Uma empresa americana
Só na América, então, se percebe que exista uma rede social mundial onde é proibido mostrar pessoas embriagadas (ou desmaiadas por excesso de álcool), mas é permitido publicar vídeos de sangrentos acidentes de automóvel.
"Estamos a trabalhar para dar aos utilizadores mecanismos para controlarem os conteúdos que querem ver", disse à BBC um porta-voz do Facebook cujo nome não é revelado. Acrescentou que, em breve, poderão surgir banners a advertir que as imagens são sensíveis e podem causar perturbações. E, concluiu a fonte da BBC, nos casos em que claramente as decapitações são glorificadas ou que as imagens sirvam para defender aquele tipo de acto, serão apagadas pela empresa.
O primeiro-ministro britânico, David Cameron, considerou a decisão do Facebook uma "irresponsabilidade". E espera-se uma polémica semelhante à que levou à suspensão da publicação dos vídeos com este tipo de conteúdos – na origem das queixas esteve um filme em que uma mulher, que se crê mexicana, é decapitada por um homem de cara coberta.
"Isto é absolutamente horrível e tem que ser imediatamente apagado... Há muita gente nova que pode ver isto. Tenho 23 anos e estou perturbado com os poucos segundos que vi", dizia uma das queixas. O Facebook só admite utilizadores com 13 ou mais anos, mas há muitos milhares que são mais novos.
Os utilizadores de todo o mundo vão reagir, uns a favor e outros contra, o que demonstra mais uma vez as falhas de se usar a legislação de um país num serviço que é usado em todo o mundo.
Muitas associações de pais vão condenar o Facebook, que entrou na bolsa em 2012 (as acções, de valor considerado demasiado alto, 38 dólares, caíram a pique no primeiro ano, mas estão agora quase nos 60 dólares) e cuja prestação nos mercados nunca foi afectada pelas polémicas. As associações de psicólogos já repudiaram a decisão dos gestores americanos e falaram de regras de bom gosto e de bom senso: "Bastam uns segundos de exposição a este tipo de material gráfico para se ficar com danos psicológicos permanentes", sintetizou a organização Yellow Ribbon, da Irlanda do Norte.
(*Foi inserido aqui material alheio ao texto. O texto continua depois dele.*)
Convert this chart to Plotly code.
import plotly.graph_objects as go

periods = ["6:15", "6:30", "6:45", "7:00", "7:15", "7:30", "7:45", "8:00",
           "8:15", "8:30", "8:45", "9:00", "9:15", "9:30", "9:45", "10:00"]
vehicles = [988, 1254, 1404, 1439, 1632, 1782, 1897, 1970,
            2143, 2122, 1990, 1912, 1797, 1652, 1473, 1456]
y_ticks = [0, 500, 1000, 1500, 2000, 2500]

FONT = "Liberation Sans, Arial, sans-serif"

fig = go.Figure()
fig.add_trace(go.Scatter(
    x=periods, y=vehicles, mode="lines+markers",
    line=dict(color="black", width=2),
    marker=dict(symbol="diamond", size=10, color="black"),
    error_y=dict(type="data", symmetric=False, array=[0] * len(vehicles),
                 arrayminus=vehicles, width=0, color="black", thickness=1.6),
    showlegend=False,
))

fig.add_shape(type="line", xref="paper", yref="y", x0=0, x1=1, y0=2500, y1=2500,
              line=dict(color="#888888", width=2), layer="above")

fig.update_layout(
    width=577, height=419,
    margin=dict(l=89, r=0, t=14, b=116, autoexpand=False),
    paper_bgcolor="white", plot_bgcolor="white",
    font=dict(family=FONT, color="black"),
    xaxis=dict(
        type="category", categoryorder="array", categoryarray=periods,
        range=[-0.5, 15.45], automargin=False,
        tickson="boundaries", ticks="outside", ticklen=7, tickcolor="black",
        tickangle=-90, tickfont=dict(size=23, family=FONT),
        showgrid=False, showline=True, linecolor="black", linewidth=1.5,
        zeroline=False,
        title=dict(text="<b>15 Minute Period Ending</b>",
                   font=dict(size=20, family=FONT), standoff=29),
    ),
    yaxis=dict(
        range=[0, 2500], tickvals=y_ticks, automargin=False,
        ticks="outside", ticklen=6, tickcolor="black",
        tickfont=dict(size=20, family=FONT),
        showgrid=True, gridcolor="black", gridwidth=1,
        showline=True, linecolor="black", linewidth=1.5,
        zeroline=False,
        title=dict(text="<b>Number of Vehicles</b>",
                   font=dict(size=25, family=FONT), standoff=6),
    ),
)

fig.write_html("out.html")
O poder de decisão do Facebook
No outro lado do espectro do protesto, também já há movimentações. Nos EUA, alguns grupos já disseram estar preocupados com a possibilidade de o Facebook poder tapar parcialmente imagens, o que consideram ser uma violação à liberdade de expressão – defendem que a responsabilidade pela exposição de menores aos conteúdos da Internet é dos pais e não das empresas.
Outros, como o grupo de direitos digitais francês La Quadrature, sublinharam que o problema que os vídeos de decapitados – e outros regulamentos do Facebook – levanta é mais abrangente. "Mostra o poder que o Facebook tem de decidir o que pode e o que não pode ser expresso na rede. Quando faz essas escolhas, está a ser profundamente antidemocrático, seja qual for a razão para a tomada de decisão. Só uma autoridade judicial pode determinar restrições, e sempre de acordo com a lei", disse à BBC o co-fundador de La Quadrature, Jeremie Zimmermann.